-- Task brief --
Begin the copy with the line that contains "Reproduce this chart" and end it with the line that contains "20000000, 25000000, 30000000];". Print these lines exactly and omit all pictures.

-- Items from a data source --
↓↓↓
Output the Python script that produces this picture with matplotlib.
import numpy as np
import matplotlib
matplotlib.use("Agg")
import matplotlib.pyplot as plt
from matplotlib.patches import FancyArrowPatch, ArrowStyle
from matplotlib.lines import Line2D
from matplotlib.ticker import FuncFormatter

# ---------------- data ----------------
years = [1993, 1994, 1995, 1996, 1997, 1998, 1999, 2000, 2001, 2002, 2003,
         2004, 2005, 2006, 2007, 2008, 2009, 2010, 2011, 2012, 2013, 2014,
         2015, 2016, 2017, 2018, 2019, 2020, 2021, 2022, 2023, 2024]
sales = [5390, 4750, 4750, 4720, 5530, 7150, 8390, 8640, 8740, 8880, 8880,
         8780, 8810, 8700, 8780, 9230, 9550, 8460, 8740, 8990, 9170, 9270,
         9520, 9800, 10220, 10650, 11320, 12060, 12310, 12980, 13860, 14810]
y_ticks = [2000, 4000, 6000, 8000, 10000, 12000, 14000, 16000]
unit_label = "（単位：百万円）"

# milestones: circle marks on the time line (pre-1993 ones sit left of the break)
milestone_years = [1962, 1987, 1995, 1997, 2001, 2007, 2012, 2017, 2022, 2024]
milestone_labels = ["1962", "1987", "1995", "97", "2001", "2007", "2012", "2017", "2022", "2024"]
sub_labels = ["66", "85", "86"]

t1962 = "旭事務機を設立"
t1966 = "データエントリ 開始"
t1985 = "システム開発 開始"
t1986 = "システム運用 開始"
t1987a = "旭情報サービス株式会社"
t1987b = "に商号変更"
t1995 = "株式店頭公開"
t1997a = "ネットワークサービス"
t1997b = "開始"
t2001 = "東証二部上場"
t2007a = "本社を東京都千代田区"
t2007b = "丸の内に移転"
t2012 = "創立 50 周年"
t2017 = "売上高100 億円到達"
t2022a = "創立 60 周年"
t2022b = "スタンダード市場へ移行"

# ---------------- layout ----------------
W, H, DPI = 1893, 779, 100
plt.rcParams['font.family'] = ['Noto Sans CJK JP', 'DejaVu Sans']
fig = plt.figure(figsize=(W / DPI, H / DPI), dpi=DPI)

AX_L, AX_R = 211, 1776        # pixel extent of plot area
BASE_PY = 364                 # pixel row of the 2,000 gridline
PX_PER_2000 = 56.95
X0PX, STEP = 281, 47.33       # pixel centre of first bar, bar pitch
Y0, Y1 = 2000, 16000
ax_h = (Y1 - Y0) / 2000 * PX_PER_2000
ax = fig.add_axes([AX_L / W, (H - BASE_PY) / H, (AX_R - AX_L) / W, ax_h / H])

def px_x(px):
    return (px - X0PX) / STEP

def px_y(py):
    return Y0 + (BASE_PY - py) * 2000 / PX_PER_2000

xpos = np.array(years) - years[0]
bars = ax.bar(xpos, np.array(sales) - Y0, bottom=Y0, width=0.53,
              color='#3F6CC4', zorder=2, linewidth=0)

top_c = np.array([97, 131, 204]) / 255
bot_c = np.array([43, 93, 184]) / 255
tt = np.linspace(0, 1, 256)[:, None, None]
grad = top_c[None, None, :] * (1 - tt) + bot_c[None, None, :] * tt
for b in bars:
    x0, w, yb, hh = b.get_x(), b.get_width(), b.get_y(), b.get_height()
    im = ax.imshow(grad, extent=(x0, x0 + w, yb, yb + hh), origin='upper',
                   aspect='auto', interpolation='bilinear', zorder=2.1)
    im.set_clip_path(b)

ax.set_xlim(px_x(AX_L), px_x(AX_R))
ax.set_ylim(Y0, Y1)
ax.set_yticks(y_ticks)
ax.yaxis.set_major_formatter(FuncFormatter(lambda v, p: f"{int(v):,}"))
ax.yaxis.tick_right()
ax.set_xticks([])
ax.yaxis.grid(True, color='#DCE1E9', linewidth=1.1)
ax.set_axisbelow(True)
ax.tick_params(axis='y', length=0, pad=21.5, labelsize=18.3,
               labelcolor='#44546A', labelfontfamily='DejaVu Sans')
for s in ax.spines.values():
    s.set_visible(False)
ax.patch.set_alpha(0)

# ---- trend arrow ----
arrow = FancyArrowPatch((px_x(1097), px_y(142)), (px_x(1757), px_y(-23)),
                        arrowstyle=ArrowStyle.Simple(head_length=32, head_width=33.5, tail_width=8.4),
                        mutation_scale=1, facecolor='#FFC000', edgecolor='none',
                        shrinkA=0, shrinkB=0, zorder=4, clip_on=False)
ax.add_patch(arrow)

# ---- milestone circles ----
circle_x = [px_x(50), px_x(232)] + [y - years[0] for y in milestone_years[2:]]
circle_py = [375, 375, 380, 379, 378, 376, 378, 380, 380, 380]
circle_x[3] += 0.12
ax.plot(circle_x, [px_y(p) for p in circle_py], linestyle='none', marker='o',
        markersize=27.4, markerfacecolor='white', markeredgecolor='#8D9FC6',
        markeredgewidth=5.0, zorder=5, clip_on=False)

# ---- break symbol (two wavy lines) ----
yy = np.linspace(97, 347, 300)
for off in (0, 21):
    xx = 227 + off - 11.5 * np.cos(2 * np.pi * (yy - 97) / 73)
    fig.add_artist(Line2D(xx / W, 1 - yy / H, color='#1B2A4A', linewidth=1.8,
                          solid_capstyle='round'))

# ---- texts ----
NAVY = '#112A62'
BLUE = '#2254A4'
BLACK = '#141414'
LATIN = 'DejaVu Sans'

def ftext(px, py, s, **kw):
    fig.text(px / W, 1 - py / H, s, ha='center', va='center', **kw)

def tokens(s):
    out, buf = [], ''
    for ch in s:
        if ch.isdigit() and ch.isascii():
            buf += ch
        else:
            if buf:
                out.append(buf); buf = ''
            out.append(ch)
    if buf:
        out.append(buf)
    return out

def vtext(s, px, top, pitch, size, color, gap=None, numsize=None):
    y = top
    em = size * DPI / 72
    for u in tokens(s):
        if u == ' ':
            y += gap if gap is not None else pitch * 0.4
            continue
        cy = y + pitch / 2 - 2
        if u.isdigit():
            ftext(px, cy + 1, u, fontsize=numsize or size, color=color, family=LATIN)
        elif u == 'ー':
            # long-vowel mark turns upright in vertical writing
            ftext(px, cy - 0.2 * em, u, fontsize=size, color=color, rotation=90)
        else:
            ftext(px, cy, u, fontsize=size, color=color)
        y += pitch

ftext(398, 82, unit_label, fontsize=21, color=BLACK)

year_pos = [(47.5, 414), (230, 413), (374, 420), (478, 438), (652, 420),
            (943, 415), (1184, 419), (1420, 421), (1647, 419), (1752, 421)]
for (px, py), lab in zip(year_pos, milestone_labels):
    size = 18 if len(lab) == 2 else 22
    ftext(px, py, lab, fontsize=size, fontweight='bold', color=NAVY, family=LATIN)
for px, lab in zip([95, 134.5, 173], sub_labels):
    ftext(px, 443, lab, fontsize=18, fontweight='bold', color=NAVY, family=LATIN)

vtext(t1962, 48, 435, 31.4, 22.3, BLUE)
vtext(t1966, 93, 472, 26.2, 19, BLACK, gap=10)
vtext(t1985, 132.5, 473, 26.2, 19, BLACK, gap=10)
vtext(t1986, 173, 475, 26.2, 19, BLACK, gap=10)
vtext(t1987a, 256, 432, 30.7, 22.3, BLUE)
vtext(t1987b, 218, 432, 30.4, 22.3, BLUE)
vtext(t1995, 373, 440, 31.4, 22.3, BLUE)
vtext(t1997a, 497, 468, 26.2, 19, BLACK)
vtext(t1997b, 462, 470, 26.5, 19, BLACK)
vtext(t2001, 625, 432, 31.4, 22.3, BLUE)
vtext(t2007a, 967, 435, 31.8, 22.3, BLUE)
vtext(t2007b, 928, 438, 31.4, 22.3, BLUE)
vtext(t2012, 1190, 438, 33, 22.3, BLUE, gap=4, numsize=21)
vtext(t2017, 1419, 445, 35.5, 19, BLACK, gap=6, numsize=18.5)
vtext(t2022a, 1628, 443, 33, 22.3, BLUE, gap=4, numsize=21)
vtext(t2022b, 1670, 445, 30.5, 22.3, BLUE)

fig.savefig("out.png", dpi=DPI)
↑↑↑
↓↓↓
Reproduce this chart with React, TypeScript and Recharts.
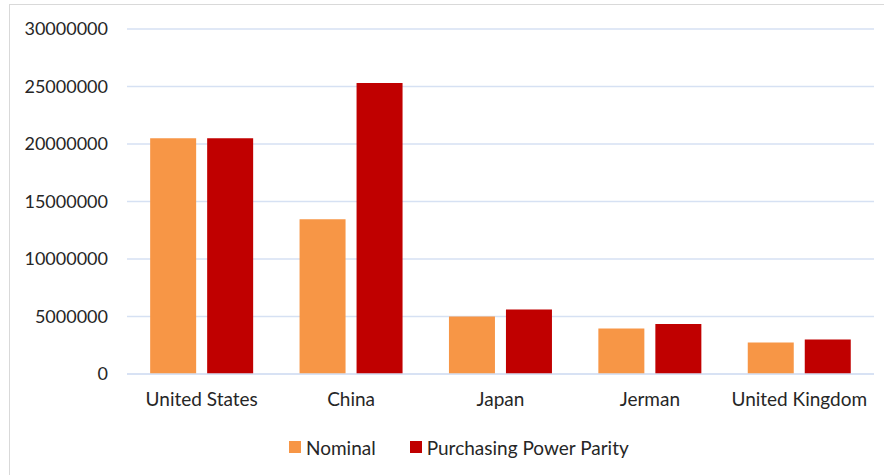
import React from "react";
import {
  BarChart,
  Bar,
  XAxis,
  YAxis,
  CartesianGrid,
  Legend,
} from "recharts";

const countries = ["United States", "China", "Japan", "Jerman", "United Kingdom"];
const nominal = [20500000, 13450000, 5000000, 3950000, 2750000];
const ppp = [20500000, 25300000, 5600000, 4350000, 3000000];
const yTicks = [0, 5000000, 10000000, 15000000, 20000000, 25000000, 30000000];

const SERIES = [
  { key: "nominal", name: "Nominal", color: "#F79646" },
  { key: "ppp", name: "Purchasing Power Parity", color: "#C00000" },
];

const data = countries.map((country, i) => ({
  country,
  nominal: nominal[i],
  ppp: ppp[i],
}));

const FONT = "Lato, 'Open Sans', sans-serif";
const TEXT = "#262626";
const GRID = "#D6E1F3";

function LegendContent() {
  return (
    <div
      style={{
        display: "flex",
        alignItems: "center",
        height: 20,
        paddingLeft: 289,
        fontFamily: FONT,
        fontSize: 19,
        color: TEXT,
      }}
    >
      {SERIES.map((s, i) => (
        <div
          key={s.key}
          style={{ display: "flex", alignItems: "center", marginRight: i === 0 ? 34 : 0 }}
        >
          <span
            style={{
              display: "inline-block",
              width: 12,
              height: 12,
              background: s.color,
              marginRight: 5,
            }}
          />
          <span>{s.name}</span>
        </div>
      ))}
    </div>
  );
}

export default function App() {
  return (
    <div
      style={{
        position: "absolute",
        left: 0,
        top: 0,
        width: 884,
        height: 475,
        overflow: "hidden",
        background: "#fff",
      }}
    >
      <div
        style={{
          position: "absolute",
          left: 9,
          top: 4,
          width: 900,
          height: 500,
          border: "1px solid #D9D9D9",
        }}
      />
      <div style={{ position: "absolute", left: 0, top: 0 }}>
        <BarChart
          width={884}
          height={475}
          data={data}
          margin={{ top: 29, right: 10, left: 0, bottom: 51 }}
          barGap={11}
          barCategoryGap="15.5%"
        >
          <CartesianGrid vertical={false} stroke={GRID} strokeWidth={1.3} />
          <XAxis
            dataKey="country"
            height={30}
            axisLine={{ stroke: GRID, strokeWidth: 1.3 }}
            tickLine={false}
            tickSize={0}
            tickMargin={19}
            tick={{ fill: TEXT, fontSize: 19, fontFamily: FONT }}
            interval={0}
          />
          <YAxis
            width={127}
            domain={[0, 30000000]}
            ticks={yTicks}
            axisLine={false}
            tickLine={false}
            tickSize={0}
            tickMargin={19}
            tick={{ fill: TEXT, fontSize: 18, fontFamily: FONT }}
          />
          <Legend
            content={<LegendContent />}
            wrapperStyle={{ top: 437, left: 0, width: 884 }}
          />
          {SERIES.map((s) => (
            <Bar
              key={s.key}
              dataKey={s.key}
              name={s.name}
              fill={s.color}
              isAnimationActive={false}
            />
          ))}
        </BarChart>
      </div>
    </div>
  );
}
↑↑↑
-- Result of this task --
Reproduce this chart with React, TypeScript and Recharts.
import React from "react";
import {
  BarChart,
  Bar,
  XAxis,
  YAxis,
  CartesianGrid,
  Legend,
} from "recharts";

const countries = ["United States", "China", "Japan", "Jerman", "United Kingdom"];
const nominal = [20500000, 13450000, 5000000, 3950000, 2750000];
const ppp = [20500000, 25300000, 5600000, 4350000, 3000000];
const yTicks = [0, 5000000, 10000000, 15000000, 20000000, 25000000, 30000000];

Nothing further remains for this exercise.